I’m fortunate that MGA has a couple of seed cleaners. That makes my job easy when I have a couple of hundred pounds of seed to clean. However, when I have just a small amount I can clean it by hand. After I’ve threshed the grain heads in a paper bag, I can pick the empty heads out and pour the grain in front of a fan and clean it that way. I picked up a little separator at a yard sale one time and it works to get the big pieces out. You could make a small screen separator yourself using some hardware cloth tacked to a homemade frame.
I also have an old seed cleaner called a ‘fanning mill’ that I found in a barn in a nearby town. Sometimes these are advertised as ‘threshers’ but they are really seed cleaners. They shake a set of screens, and a fan blows away the chaff. I had to replace all the old leather belts and staple new screens into the frames but it works great. I use mine to clean dry beans. And cranking the handle gives me a lot of exercise.

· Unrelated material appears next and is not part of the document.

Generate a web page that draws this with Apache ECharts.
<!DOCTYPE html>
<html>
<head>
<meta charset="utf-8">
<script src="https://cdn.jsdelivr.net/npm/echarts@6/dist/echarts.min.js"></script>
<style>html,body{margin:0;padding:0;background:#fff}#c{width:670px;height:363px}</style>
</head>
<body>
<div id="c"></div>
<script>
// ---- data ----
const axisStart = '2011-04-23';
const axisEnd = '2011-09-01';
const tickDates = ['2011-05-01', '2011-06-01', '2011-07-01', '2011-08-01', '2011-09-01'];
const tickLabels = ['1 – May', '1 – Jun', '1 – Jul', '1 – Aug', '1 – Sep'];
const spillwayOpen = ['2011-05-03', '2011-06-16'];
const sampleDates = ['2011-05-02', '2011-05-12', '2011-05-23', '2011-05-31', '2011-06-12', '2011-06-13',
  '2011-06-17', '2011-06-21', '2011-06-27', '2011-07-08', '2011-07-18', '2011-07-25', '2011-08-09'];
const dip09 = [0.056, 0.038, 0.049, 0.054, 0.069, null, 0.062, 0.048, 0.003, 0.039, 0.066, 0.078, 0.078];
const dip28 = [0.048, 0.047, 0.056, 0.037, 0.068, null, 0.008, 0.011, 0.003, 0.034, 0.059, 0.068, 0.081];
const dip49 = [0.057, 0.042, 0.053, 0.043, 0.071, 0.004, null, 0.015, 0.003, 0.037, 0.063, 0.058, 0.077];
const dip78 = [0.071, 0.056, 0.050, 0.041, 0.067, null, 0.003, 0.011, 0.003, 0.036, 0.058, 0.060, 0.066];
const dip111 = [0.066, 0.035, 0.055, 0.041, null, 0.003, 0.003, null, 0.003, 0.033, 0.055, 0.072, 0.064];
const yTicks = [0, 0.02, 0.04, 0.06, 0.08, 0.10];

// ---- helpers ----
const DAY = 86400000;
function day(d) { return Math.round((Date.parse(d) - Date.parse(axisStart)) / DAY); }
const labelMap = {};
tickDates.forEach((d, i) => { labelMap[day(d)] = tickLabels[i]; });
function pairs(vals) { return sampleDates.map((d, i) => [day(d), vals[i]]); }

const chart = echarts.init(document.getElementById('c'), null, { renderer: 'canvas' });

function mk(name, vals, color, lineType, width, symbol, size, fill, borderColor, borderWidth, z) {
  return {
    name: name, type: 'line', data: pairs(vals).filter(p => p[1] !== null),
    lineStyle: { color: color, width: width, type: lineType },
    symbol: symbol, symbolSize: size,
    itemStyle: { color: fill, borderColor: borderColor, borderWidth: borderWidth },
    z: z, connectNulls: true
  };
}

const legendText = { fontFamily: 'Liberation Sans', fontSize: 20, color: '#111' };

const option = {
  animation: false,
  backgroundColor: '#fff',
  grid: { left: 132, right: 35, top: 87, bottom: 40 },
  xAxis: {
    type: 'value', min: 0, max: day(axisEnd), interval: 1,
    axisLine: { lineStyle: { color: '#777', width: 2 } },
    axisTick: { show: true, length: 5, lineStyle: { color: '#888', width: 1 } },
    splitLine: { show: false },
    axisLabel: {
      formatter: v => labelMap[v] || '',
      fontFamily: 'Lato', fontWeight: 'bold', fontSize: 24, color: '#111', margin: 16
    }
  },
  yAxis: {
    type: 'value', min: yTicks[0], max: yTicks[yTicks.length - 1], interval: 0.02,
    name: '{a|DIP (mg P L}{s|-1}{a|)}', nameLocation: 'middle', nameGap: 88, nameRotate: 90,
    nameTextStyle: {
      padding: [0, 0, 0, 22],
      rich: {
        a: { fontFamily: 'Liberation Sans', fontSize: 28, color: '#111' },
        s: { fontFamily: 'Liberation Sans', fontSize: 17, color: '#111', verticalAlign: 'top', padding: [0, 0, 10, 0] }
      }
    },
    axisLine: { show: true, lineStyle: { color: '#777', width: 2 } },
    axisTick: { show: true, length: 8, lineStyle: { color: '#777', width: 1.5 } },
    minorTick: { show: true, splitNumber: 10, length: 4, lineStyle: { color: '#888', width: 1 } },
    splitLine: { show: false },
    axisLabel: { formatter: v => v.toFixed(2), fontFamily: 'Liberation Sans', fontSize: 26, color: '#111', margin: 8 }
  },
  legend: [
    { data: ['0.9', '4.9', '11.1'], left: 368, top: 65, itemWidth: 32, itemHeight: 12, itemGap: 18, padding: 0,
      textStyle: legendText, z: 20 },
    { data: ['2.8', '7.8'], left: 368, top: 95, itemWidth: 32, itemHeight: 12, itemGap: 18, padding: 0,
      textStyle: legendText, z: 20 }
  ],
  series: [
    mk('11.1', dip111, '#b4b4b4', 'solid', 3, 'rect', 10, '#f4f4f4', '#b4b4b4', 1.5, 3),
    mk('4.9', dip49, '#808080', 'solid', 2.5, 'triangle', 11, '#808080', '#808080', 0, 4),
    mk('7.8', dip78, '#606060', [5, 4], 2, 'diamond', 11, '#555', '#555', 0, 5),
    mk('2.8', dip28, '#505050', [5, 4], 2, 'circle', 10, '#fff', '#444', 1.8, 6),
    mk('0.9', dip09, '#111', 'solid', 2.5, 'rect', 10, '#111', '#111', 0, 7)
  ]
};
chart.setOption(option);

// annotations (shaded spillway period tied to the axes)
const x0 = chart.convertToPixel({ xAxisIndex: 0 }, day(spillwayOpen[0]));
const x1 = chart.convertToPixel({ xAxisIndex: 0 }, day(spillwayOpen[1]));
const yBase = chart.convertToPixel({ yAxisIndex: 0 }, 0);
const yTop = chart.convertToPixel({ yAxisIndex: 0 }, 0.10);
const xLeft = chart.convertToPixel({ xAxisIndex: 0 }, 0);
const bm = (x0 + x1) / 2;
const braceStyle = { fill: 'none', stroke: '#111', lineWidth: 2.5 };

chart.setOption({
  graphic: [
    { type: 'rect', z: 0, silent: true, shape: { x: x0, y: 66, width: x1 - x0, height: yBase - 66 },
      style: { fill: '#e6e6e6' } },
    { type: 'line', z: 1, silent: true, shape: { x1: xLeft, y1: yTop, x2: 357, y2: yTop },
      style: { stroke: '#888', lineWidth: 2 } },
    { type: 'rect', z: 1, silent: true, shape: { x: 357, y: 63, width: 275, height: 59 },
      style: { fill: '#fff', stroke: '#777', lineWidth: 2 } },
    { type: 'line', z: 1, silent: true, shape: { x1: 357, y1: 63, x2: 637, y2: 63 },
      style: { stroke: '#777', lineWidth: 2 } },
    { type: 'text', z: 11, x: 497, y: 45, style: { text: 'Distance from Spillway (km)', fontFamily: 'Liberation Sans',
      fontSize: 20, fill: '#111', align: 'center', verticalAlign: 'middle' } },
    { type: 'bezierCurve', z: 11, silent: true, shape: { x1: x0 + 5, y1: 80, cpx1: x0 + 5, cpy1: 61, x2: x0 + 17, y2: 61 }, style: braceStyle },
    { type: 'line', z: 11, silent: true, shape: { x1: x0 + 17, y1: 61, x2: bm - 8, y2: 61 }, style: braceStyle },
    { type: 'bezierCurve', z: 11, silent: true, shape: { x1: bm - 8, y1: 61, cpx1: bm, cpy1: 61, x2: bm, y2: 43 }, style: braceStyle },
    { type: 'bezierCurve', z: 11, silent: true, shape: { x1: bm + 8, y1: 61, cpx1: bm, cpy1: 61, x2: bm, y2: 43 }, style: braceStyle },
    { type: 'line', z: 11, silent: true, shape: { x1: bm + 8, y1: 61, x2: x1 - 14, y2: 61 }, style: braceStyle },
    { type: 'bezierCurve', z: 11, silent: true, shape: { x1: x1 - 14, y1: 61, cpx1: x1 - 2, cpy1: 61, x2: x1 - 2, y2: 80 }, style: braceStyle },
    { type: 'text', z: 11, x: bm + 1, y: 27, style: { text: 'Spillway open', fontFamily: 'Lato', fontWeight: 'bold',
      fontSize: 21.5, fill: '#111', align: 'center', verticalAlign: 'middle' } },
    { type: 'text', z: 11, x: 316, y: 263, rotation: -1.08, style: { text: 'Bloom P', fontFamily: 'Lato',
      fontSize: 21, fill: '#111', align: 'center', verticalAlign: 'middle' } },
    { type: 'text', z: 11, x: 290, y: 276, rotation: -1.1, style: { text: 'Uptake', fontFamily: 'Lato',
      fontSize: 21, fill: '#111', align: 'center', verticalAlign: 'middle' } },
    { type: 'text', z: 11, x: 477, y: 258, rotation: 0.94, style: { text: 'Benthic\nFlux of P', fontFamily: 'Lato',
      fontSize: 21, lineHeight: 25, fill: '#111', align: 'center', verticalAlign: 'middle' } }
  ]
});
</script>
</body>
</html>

As I said before, I’m lucky that MGA has some modern seed cleaners. We have a table top ‘Clipper’ seed cleaner and we also have a larger one we recently bought from Adaptive Ag, a company run by Mark Fulford and Geoff Johnson in Searsport, Maine. They import a lot of small scale threshing , cleaning, drying and storing equipment . It’s very hard to find small scale harvesting equipment these days. Much of it is older and in need of repair. It comes from the days of small family farms and a lot of it has been thrown away, sold for scrap, or is now in the ‘antique’ market. In fact, antique markets are a good place to find some stuff.
This is the ‘Clipper’ table-top or office cleaner.
MGA’s village scale seed cleaner from ‘Adaptive Ag.,’ on which they later mounted an electric motor.